MONDAY, Jan. 22, 2018 (HealthDay News)—In yet another example of how far-reaching the fallout from America's opioid epidemic is, researchers report that babies exposed to these narcotics while in the womb run the risk of certain head and neck abnormalities.
One is a twisting of the neck (torticollis) and the other is a flattening of the head (plagiocephaly), which often occurs in tandem with torticollis.
In the study, doctors at Cincinnati Children's Hospital Medical Center looked at 783 infants born over five years, and found that 87 (11 percent) of those exposed to opioids in the womb were diagnosed with torticollis.
In 1994, the rate of torticollis in the general population was 0.3 percent to 1.9 percent, the study authors noted.
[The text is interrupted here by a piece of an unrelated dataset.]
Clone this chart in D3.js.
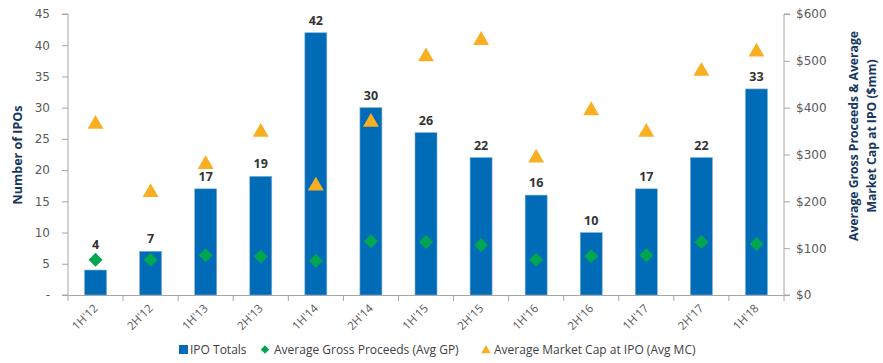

"Awareness of these potential issues in this population is essential, as torticollis may not develop for several months after the infant has been discharged from the hospital," said study author Dr. Jenny McAllister.
Neonatal abstinence syndrome (NAS) is triggered by withdrawal after exposure to opioids in the womb. The incidence of NAS rose almost fivefold between 2000 and 2012.
"If preventive measures are performed—such as occupational and physical therapy—torticollis and plagiocephaly may be avoided and potentially prevent developmental delays," McAllister added.
It's not known if opioid exposure in the womb actually causes torticollis. These infants could have a tightness of their muscles (hypertonia) that predisposes them to torticollis, or the condition could be the result of swaddling that is done to keep them calm after birth, McAllister explained.
Of the infants in the study, almost 76 percent were exposed to short-acting opioids, while just over 72 percent were exposed to multiple opioids. Infants in withdrawal were mostly treated with methadone, but 18 percent were treated with buprenorphine and close to 6 percent with morphine. Their time in the hospital averaged about 19 days.
McAllister is a physician at Cincinnati Children's and co-director of the Neonatal Abstinence Syndrome Long-Term Follow-Up Clinic.
The study was published online Jan. 22 in The Journal of Pediatrics.
America's opioid epidemic is now so widespread that research suggests deaths from opioid overdoses may be the main driver of a drop in overall U.S. life expectancy.